I'll leave you with my favorite quote from Gopnik, a simple one which seems to perfectly encompass my hopes and dreams of an adventurous European life-- as well as the inadequacy I feel in trying to describe why I need Europe in my life. Gopnik explains that "The hardest thing to convey is how lovely it all is and how the loveliness seems all you need" (pg 270). I don't think anyone could ever sum it up better than that. Don't take it from me, buy the book people! Or, just go to Europe and learn to make a little goat cheese, you'll see what I mean.

Citation:
Gopnik, Adam. Paris to the Moon. Random House, 2001.

Old Towne Orange International Food Festival...



Tonight I attended the Old Towne Orange International Food Festival, which included a Danish street! Nothing made me happier than approaching random Danes (or "Danes by marriage"as some of their buttons indicated), and speaking to them about my love for Danish culture.

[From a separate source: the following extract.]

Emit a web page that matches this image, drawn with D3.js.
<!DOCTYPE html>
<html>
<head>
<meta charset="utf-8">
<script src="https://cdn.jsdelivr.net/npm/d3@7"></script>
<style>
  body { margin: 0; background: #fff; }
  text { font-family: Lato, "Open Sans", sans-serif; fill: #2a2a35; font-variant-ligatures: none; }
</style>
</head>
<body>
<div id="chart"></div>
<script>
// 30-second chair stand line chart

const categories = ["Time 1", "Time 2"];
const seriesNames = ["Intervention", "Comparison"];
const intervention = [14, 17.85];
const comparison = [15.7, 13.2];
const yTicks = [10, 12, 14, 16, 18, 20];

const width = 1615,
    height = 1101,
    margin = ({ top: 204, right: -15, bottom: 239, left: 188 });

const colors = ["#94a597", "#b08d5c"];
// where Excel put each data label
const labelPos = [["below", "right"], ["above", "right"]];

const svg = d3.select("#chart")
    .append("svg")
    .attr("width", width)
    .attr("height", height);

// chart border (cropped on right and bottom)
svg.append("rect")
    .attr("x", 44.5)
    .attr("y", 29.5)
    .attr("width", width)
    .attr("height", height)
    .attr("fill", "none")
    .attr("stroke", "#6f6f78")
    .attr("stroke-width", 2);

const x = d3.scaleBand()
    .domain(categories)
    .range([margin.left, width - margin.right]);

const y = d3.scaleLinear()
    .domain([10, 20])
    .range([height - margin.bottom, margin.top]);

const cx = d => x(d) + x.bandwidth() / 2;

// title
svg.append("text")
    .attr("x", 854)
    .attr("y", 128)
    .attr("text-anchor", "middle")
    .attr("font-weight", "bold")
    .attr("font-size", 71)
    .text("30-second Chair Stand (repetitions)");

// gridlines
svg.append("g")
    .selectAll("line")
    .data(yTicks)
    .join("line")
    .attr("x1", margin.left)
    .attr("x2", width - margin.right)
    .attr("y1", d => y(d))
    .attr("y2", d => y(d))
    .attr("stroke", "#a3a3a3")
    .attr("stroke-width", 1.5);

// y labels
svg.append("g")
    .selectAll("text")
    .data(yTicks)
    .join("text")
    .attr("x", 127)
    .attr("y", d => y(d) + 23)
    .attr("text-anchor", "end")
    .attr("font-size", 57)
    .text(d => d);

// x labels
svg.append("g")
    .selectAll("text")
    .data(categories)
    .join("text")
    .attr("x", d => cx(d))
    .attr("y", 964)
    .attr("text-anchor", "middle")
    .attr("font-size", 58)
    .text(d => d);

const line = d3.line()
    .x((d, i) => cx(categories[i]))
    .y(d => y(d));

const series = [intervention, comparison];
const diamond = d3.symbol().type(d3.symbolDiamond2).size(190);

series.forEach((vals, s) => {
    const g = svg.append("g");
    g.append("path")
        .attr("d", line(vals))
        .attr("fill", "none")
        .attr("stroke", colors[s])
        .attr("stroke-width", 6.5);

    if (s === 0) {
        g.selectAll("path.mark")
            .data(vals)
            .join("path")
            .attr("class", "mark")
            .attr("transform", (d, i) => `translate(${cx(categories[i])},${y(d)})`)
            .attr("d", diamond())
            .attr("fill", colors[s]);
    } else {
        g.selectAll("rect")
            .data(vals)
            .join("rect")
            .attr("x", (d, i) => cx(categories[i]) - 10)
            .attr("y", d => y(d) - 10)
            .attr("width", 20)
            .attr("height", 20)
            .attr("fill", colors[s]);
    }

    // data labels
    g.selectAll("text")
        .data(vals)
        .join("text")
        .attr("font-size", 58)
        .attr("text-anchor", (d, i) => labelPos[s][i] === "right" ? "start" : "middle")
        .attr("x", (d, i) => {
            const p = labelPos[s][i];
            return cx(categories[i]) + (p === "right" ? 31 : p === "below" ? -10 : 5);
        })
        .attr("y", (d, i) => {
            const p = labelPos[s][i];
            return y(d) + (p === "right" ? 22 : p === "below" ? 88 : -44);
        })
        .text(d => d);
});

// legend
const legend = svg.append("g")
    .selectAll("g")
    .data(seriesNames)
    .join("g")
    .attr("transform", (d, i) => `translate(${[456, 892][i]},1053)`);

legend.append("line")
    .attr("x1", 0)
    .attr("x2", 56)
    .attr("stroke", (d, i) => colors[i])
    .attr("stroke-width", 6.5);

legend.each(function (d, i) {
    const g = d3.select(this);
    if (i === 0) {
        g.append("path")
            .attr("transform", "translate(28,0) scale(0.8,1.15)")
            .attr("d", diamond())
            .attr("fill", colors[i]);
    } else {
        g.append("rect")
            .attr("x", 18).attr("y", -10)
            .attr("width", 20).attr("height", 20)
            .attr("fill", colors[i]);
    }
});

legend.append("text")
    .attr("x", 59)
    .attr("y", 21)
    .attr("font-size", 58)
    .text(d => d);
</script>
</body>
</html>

I was able to gather a wealth of information about Danish events in my local area as well as Danish lessons that are available to take in Yorba Linda. (I got to listen to Danish accents, which I love! I was so inspired that I bought some Danish CD's later at Barnes and Nobles, something I have been wanting to invest in for awhile). I even got invited to a happy hour after the Danish Sunday mass. I am considering a membership in their church to gain access to endless events with traditional Danish food and undoubtedly awesome Danish folks (Does that make me a bad person, or a smart person?). The fair itself could have used some more traditional Danish food, but being able to chat with some Danes was enough to make me happy for tonight.

I may not be moving back to Denmark anytime soon, but a life with some Southern California American-Danish fusion action will have to do for now.

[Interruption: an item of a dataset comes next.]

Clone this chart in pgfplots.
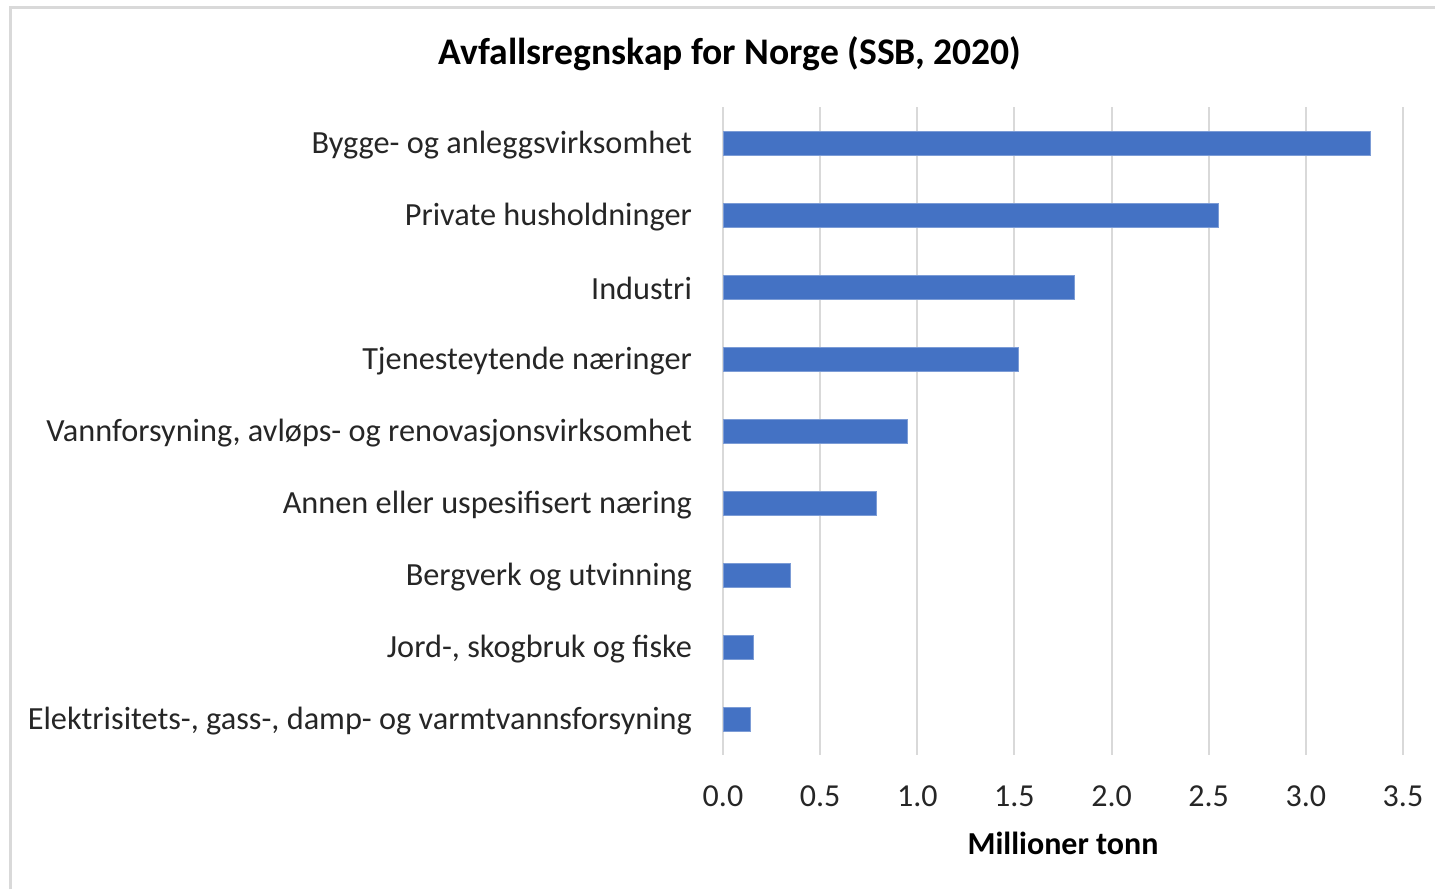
\documentclass[border=0pt]{standalone}
\usepackage{pgfplots}
\pgfplotsset{compat=1.18}
\usepackage{fontspec}
\setmainfont{Carlito}
\definecolor{barblue}{HTML}{4472C4}
\definecolor{gridgray}{HTML}{D9D9D9}
\definecolor{framegray}{HTML}{D9D9D9}
\begin{document}
\begin{tikzpicture}
\useasboundingbox (0pt,0pt) rectangle (717.5pt,-444.5pt);
\draw[framegray, line width=1.5pt] (5pt,-444.5pt) -- (5pt,-3.5pt) -- (717.5pt,-3.5pt);
\begin{axis}[
  at={(361.5pt,-377.5pt)}, anchor=south west,
  scale only axis, width=340pt, height=324pt,
  xbar, bar width=12pt,
  xmin=0, xmax=3.5,
  ymin=-0.5, ymax=8.5, y dir=reverse,
  xtick={0,0.5,...,3.5},
  ytick={0,...,8},
  yticklabels={Bygge- og anleggsvirksomhet, Private husholdninger, Industri, Tjenesteytende næringer, {Vannforsyning, avløps- og renovasjonsvirksomhet}, Annen eller uspesifisert næring, Bergverk og utvinning, {Jord-, skogbruk og fiske}, {Elektrisitets-, gass-, damp- og varmtvannsforsyning}},
  /pgf/number format/assume math mode=true,
  xticklabel={\pgfmathprintnumber[fixed,fixed zerofill,precision=1]{\tick}},
  tick label style={text=black!85},
  xticklabel style={font=\fontsize{16}{19}\selectfont, yshift=-12pt},
  yticklabel style={font=\fontsize{16.15}{19}\selectfont, xshift=-12pt, yshift=-0.8pt},
  major tick length=0pt,
  axis line style={draw=none},
  xmajorgrids, grid style={gridgray, line width=1pt},
  xlabel={\textbf{Millioner tonn}},
  xlabel style={font=\fontsize{16}{19}\selectfont, yshift=-5.5pt},
  clip=false,
]
\addplot[fill=barblue, draw=barblue!70!white, line width=0.4pt] coordinates {
(3.33,0) (2.55,1) (1.81,2) (1.52,3) (0.947,4) (0.787,5) (0.345,6) (0.154,7) (0.139,8)
};
\end{axis}
\node[font=\fontsize{18.8}{22}\selectfont\bfseries] at (365pt,-27pt) {Avfallsregnskap for Norge (SSB, 2020)};
\end{tikzpicture}
\end{document}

There were no promising pastry sightings at the food festival (disappointing, particularly in the area of Danish pastries), mostly there were a lot of fried "pastry" items being sold at the booths that were not so appealing to me. But I still got my international groove on and chowed down on some bratwurst!

While in Old Towne Orange, I also noticed that the Frogs Breath Cheese Store is attempting to start some wine/cheese tasting events (pending approval from the city of Orange), so I am looking forward to swinging on by and checking it out. I don't know of many cheese stores around here so I am planning on going back there during their normal business hours. (It was closed during the fair, which was a shame because I was in the mood to buy some cheese).

I am reminded of the Danish phrase "Jeg elsker ost!", which is Danish for "I love cheese!". My host sister was quite proud of me when I successfully learned to repeat this one after Danish class. I would be even prouder if I could remember the names of cheeses that I sample (I always get so darn caught up in the cheese sampling moment that I forget to write them down. Or, I eat the cheese with wine and forget to care or have slightly illegible writing).

While we're on the subject, there is one particular cheese that I enjoyed in Denmark that is a mystery to me. It was insanely stinky, very strong, and very delicious with fresh bread, butter, and jam in the morning. (Also, my Danish family and I invented a sandwich with this "mystery" cheese, butter, jam, and then some Port Salut cheese which was truly unforgettable--a sandwich I have been craving since June of 2005). Someone help me discover my lost mystery cheese! The one in my host family's fridge never had a label, and they could never seem to tell me the name of it in a way that I could understand or repeat as a non-native Danish speaker. Oh, what to do!?

I will continue my quest for this lost cheese! I have decided that Orange County is lacking in its amount of cheese shops featuring cheeses that smell grotesque but taste amazing. If anyone knows of any, please pass them along to me. These are the times when I wish that I could stroll through the cheese shops in France once again and inhale the strong odors of truly legendary cheese. (I could speak of my favorite goat cheese pastry here, but it deserves a blog post of its own, believe me--I await my next trip to Paris just so I can go and have this one amazing pastry. It is worth a lifetime of saving for that next plane ticket abroad).